The United States embraced a credit-based growth model that required both increasing debt among existing borrowers and ever easing credit standards to attract more new borrowers, two primary factors that led to the "Great Recession" of 2008 and 2009, according to a new Manufacturers Alliance/MAPI report.
The report warns that difficult choices will need to be made to bring long-term federal spending, especially outlays on entitlement spending, and revenue into alignment, or any economic benefits of increased household thrift risk being marginalized.
Government debt is now compensating for the deleveraging of the consumer sector, but is growing so quickly that it may overrun the ability to service the debt load.
"The primary risk going forward is that the debt bubble merely shifts from the private sector to the government sector," said Daniel J. Meckstroth, MAPI Chief Economis. "If the federal deficits run amok, a larger share of the economy will shift to less productive areas, the growth rate will suffer, and the limits of government indebtedness will likely be determined by foreign investors' willingness to hold U.S. government debt."
Meckstroth recounts that consumers went headlong into debt in the 2000s and leveraged their incomes into even higher debt levels. Household debt rose from 92% of disposable income in 2000 to 130% at the cyclical peak in 2007. Household debt, therefore, increased at a 10% annual rate over the seven year period, while disposable income gained only 5% annually.
"Home mortgages and home equity loans drove a very large proportion of households' increased indebtedness," he said. "Consumerism at its worst was driven by plentiful, cheap credit that was both secured and promoted by overinflated housing prices."
The consumer saving rate is expected to increase in the current decade compared to the last, but the major impediment to higher overall savings and investment rates in the United States is the large, and growing, federal deficit.
From the cyclical economic peak in 2000 to the cyclical peak in 2007 (which includes the 2001 recession), gross domestic product (GDP) increased at a 2.4% annual rate. The annual average pace of economic growth from 2007 to 2019 is likely to be only 2%, and if there is another major economic crisis this decade, the economic growth rate will be even lower.
Meckstroth wonders if the next bubble may already be forming.

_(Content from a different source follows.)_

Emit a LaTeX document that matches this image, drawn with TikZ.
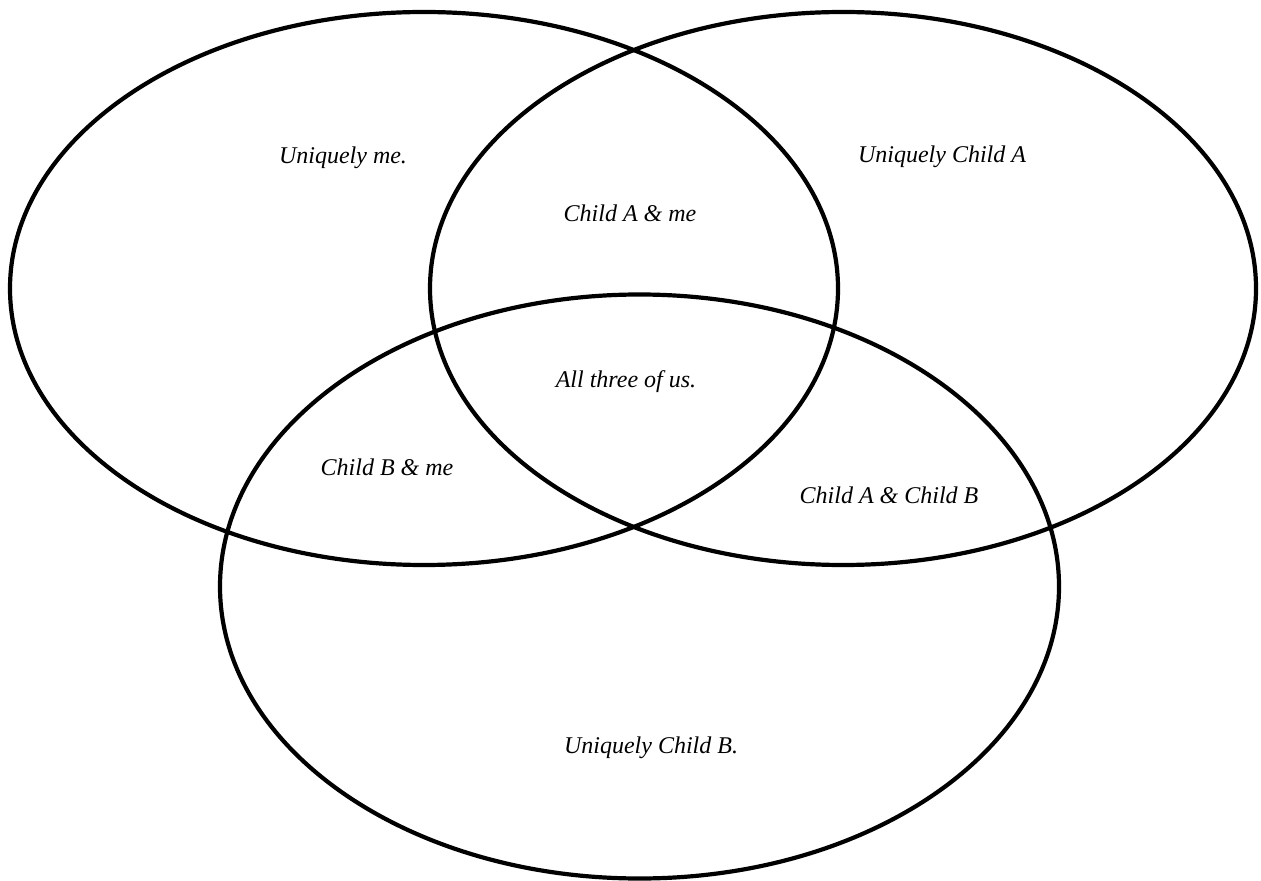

"'Bubblenomics' is not over," he cautions. "Arising out of the worst recession in over half a century is a potential new bubble -- government debt. Bailouts, stimulus spending, and tax cuts appear free. The perception is that federal deficits do not matter. It is easy, therefore, to believe the story that the government has unlimited resources and that government deficits will not personally be a great cost to taxpayers."